St Hilda’s School provides students with inspiring learning opportunities as early as possible, to develop their interests in STEAM subjects. And in 2017, STEAM became a timetabled, compulsory subject for Junior School students, with powerful results.
The sky’s the limit
Every semester, St Hilda’s School offers 20 STEAM projects, each involving 14 weeks of work. Students from Years 3-6 choose a project to be involved in and work with a group of girls across different year levels to achieve objectives. Projects include:
- designing and creating laser-cut jewellery
- composing musical scores for animated movies
- coding robots in French
- designing and creating arcade games
- making soap
- product development and entrepreneurialism
- sustainable initiatives
- edible gardens and composting
- Rube Goldberg machines
- digital media.
The program continues this year, with a brand-new dedicated Junior School STEAM building to boot. The building’s flexible learning space is the base for the Junior School Drone Academy. The space also hosts The Tribot Cup (a coding and robotics competition with St Hilda’s brother school, The Southport School), as well as various other STEAM-related workshops. There is a room for 3D printing and laser cutting, and storerooms for various robotics and technologies equipment.
Mrs Tracey Maynard, St Hilda’s Head of Junior School, said the unique, rigorous approach is a core part of promoting the role of women in STEAM-related industries.
“We understand women are still under-represented in this rapidly-growing, future-based industry. This is why we strive to provide our girls with rich, meaningful and challenging STEAM-based experiences.”
“Innovation is embedded throughout the St. Hilda’s culture, campus and curriculum, with the school internationally recognised as an early adopter of technology in education. We endeavour to inspire our girls to become not only participants in the future of STEAM-based industries but leaders,” Mrs Maynard said.
Learning through innovation
Mr Daniel Martinez is the Coordinator of Innovation in St Hilda’s Junior School. He was instrumental in the development of the STEAM program. He has been recognised as an Apple Distinguished Educator for transforming learning with innovative uses of Apple products.
“At St Hilda’s School, we harness and utilise our extensive digital technology resources to engage, inspire and challenge our students,” he said.

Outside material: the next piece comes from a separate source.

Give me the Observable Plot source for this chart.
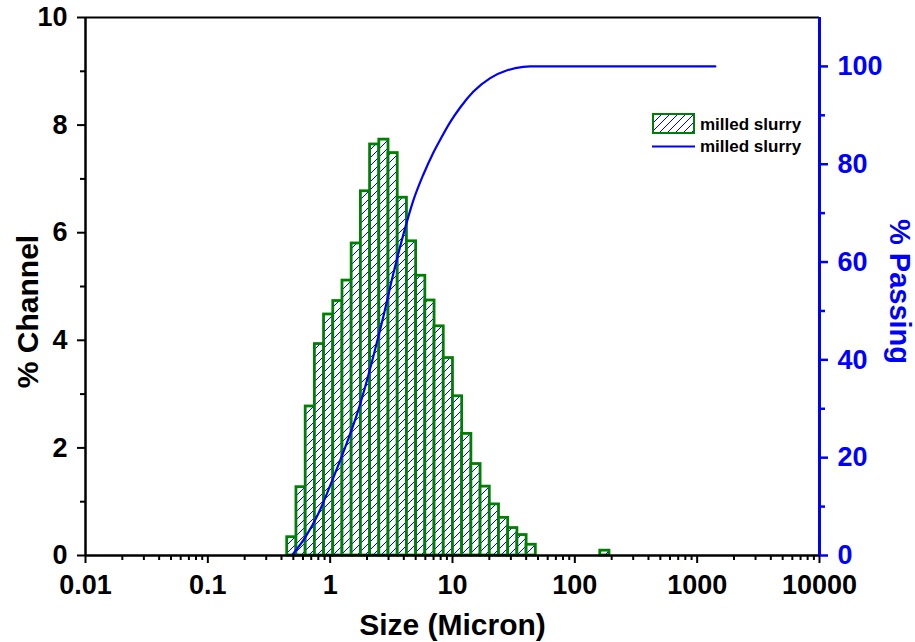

Mr Martinez, who also teaches Year 5, explained the teachers work alongside students to make their STEAM project dreams become a reality, allowing girls to lead and drive the task to completion.
“Teachers encourage, question, motivate and assist our girls throughout the entire process. This encourages students to develop autonomy, critical thinking and resilience; laying the foundational skills and attitudes such as collaboration, communication, creativity and problem-solving skills that are required for future-based industries.”
The exploration of links between the STEAM disciplines of Science, Technology, Engineering, the Arts and Mathematics provides students with a strong foundation in real-life, problem-based learning.
“Taking up large and timely challenges allows our students to understand how to project manage their time, efforts and resources to ensure their project is successful,” Mr Martinez said.
“Students learn to work effectively together, develop leadership experience and build unique friendships along the way.”
The culmination of the program is the STEAMfair. This event is where parents and students can view, sample and experience the final products of the students’ projects.